A review by jackieeh
My Dark Places: An L.A. Crime Memoir by James Ellroy

4.0

Jean was such a goddamn secretive woman. Her life just didn't make sense.

This is probably more time than I would ordinarily want to spend in James Ellroy's company. I love L.A. Confidential, and I will certainly read more of his fiction, but the whole but-the-author-doesn't-really-think-like-his-characters defense kind of breaks down once you get to know the author. Or does it? The best thing about My Dark Places is that you get to know Ellroy intimately (intimately), but you still don't know what he actually thinks. Or maybe you do, but it would require some serious sifting and analysis. He's spewed it out at one point or another. The man's an actor and a showboat and a liar, and he tells you all that right upfront, alongside the queasy details of his past and the fact that his father was apparently massively well-endowed (but I guess he could have mentioned that another five or six thousand times).
...dead white women were some kind of draw

I'm getting my unease with Ellroy out of the way because I think this book is actually pretty great. It's a raw and disturbing look at an already raw and disturbing event in his life. The beauty of Ellroy's particular nonfiction approach is that he never lets you forget that this is his take on events, even when he's presenting one of the more Just The Facts, Ma'am sections: on the level of language, the story is so him. Short sentences. No graphic details spared. Every slur on the planet used. Truth bombs dropped. Noir atmosphere created. He even acknowledges that his fame rests on violence against women, and the people who want to read about it. That's gross, but I read Ellroy, and so do a lot of other people, so where does that leave us?
She came to me in a book. An innocent gift burned my world down.
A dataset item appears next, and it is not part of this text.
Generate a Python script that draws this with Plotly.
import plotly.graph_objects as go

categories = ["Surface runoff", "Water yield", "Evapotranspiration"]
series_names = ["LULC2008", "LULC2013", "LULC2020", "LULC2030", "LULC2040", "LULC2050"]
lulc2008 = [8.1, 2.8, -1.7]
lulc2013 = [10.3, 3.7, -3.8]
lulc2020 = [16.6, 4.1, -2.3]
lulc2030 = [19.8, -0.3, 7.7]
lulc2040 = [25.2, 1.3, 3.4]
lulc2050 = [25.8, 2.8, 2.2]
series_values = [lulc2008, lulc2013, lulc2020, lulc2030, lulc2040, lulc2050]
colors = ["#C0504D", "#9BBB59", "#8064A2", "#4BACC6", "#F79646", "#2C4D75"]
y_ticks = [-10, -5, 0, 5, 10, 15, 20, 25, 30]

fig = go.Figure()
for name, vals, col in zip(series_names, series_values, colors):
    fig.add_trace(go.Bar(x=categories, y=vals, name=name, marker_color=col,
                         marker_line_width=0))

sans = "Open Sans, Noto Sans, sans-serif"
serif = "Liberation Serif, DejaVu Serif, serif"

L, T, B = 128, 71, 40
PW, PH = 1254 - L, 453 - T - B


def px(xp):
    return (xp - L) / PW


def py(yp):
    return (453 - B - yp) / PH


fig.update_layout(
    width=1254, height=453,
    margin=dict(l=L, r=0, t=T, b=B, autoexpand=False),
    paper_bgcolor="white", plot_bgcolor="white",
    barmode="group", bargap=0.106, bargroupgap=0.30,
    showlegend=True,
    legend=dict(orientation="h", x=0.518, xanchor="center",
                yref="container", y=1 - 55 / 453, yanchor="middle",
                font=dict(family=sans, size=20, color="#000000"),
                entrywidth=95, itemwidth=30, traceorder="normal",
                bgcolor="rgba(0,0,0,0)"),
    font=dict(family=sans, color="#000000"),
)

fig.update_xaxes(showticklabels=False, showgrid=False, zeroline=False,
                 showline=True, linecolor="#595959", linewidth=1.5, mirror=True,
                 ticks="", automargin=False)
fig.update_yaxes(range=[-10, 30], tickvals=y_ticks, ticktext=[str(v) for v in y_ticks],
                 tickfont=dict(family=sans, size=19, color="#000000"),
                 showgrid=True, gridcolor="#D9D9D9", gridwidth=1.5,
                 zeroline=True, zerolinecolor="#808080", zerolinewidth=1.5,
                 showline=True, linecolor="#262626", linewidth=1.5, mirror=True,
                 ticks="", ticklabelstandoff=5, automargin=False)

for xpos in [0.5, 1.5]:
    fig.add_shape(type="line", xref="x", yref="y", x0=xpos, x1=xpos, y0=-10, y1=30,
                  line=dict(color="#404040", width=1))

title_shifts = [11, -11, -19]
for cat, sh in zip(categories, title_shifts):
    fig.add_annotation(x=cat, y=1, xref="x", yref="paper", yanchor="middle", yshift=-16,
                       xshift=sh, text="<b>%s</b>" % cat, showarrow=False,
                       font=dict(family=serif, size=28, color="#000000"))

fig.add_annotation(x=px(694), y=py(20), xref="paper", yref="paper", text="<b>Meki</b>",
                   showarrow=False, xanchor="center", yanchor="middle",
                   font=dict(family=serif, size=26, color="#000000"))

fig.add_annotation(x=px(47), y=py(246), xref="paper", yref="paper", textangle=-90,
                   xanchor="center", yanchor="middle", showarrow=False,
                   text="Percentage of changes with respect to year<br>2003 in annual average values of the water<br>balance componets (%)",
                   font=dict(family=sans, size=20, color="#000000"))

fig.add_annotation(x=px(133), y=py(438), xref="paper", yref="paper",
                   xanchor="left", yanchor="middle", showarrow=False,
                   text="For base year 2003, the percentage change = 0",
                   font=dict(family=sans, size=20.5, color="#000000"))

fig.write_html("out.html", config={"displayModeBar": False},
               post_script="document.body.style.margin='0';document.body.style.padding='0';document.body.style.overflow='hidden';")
It's not like there's a market to be cornered--crime writers who are crime writers because their mothers were murdered and they got obsessed with the Black Dahlia and all LA crime as a result--but if there were, Ellroy would have cornered it with this. He shows pretty compellingly how his mother's death shaped him into the person he is and, even more compellingly, into the writer he is. None of this comes across as forced or exploited. It made perfect sense to me that as a child Ellroy would make a subconscious attempt to connect with his mother through true crime books. It made even more sense that these obsessions would haunt him through his fraught and dangerous teens and twenties (when he also started reading Ross Macdonald, Raymond Chandler, and Dashiell Hammett) until they finally resolved themselves into something workable. All writers might not recognize their own method in Ellroy's sex-heavy fantasies, but I suspect most would relate to that moment of clarity he experiences, upon realizing that one such fantasy is too big to be anything but a novel. This wasn't his physical/medical moment of salvation, but, perhaps, in the words of Frank Sinatra, "you can't have one without the other."
[Detective] Stoner learned that men killed women because the world ignored and condoned it.

Without going into too much detail--because I do recommend this book if you think you can handle it--I will say that the moment this book started to actually add up to something was when Ellroy and Stoner stopped investigating Jean Ellroy's death and started investigating her life. That was when the crime writer got out of his depth, and that was what led to some of his most humane writing yet.
My fear always peaked and diminished. I never quite scared myself all the way back to that night.